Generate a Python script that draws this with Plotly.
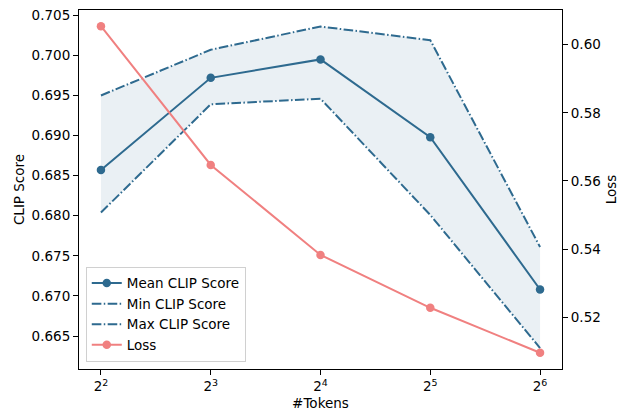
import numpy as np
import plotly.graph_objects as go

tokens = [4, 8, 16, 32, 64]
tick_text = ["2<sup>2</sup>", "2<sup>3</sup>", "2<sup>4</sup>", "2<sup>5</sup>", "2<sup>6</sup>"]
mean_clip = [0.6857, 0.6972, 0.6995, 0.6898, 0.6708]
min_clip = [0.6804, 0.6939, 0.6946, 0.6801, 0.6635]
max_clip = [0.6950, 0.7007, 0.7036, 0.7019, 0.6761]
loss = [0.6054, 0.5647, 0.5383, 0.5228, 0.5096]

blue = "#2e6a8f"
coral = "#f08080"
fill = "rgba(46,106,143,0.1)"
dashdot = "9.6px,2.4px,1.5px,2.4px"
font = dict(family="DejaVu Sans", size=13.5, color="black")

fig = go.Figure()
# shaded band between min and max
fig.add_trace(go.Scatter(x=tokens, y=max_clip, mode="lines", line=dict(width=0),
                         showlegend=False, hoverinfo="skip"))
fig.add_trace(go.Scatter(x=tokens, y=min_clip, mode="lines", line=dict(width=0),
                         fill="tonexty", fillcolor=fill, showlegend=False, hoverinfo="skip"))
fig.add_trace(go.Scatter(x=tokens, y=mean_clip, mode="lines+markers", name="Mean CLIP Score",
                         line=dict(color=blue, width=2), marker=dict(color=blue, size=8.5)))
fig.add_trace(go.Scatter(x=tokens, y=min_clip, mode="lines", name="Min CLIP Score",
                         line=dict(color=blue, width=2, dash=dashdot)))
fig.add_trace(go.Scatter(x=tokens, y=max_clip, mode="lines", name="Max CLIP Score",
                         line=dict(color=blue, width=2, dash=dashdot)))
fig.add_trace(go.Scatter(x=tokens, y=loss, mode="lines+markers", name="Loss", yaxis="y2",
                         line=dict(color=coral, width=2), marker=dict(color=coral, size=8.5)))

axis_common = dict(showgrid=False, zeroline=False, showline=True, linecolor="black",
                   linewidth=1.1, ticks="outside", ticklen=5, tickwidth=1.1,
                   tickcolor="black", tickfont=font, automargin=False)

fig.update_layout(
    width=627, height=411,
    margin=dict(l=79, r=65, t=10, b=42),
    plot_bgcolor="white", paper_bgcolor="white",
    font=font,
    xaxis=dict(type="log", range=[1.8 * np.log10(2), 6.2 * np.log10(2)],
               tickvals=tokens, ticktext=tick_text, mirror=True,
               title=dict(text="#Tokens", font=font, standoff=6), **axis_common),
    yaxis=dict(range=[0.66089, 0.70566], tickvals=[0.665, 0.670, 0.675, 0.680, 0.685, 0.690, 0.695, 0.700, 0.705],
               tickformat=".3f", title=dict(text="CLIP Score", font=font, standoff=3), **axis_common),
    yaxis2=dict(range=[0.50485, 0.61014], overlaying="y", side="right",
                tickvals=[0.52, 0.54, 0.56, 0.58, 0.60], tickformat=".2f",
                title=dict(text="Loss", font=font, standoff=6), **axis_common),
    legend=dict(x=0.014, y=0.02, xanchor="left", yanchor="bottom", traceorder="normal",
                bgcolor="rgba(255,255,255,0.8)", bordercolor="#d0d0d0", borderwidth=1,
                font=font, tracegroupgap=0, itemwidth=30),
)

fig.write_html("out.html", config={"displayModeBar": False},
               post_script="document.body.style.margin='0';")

*****

• [Short problem]
The data above needs to be retyped exactly, with the images left out.

• [Result]
Generate a Python script that draws this with Plotly.
import numpy as np
import plotly.graph_objects as go

tokens = [4, 8, 16, 32, 64]
tick_text = ["2<sup>2</sup>", "2<sup>3</sup>", "2<sup>4</sup>", "2<sup>5</sup>", "2<sup>6</sup>"]
mean_clip = [0.6857, 0.6972, 0.6995, 0.6898, 0.6708]
min_clip = [0.6804, 0.6939, 0.6946, 0.6801, 0.6635]
max_clip = [0.6950, 0.7007, 0.7036, 0.7019, 0.6761]
loss = [0.6054, 0.5647, 0.5383, 0.5228, 0.5096]

blue = "#2e6a8f"
coral = "#f08080"
fill = "rgba(46,106,143,0.1)"
dashdot = "9.6px,2.4px,1.5px,2.4px"
font = dict(family="DejaVu Sans", size=13.5, color="black")

fig = go.Figure()
# shaded band between min and max
fig.add_trace(go.Scatter(x=tokens, y=max_clip, mode="lines", line=dict(width=0),
                         showlegend=False, hoverinfo="skip"))
fig.add_trace(go.Scatter(x=tokens, y=min_clip, mode="lines", line=dict(width=0),
                         fill="tonexty", fillcolor=fill, showlegend=False, hoverinfo="skip"))
fig.add_trace(go.Scatter(x=tokens, y=mean_clip, mode="lines+markers", name="Mean CLIP Score",
                         line=dict(color=blue, width=2), marker=dict(color=blue, size=8.5)))
fig.add_trace(go.Scatter(x=tokens, y=min_clip, mode="lines", name="Min CLIP Score",
                         line=dict(color=blue, width=2, dash=dashdot)))
fig.add_trace(go.Scatter(x=tokens, y=max_clip, mode="lines", name="Max CLIP Score",
                         line=dict(color=blue, width=2, dash=dashdot)))
fig.add_trace(go.Scatter(x=tokens, y=loss, mode="lines+markers", name="Loss", yaxis="y2",
                         line=dict(color=coral, width=2), marker=dict(color=coral, size=8.5)))

axis_common = dict(showgrid=False, zeroline=False, showline=True, linecolor="black",
                   linewidth=1.1, ticks="outside", ticklen=5, tickwidth=1.1,
                   tickcolor="black", tickfont=font, automargin=False)

fig.update_layout(
    width=627, height=411,
    margin=dict(l=79, r=65, t=10, b=42),
    plot_bgcolor="white", paper_bgcolor="white",
    font=font,
    xaxis=dict(type="log", range=[1.8 * np.log10(2), 6.2 * np.log10(2)],
               tickvals=tokens, ticktext=tick_text, mirror=True,
               title=dict(text="#Tokens", font=font, standoff=6), **axis_common),
    yaxis=dict(range=[0.66089, 0.70566], tickvals=[0.665, 0.670, 0.675, 0.680, 0.685, 0.690, 0.695, 0.700, 0.705],
               tickformat=".3f", title=dict(text="CLIP Score", font=font, standoff=3), **axis_common),
    yaxis2=dict(range=[0.50485, 0.61014], overlaying="y", side="right",
                tickvals=[0.52, 0.54, 0.56, 0.58, 0.60], tickformat=".2f",
                title=dict(text="Loss", font=font, standoff=6), **axis_common),
    legend=dict(x=0.014, y=0.02, xanchor="left", yanchor="bottom", traceorder="normal",
                bgcolor="rgba(255,255,255,0.8)", bordercolor="#d0d0d0", borderwidth=1,
                font=font, tracegroupgap=0, itemwidth=30),
)

fig.write_html("out.html", config={"displayModeBar": False},
               post_script="document.body.style.margin='0';")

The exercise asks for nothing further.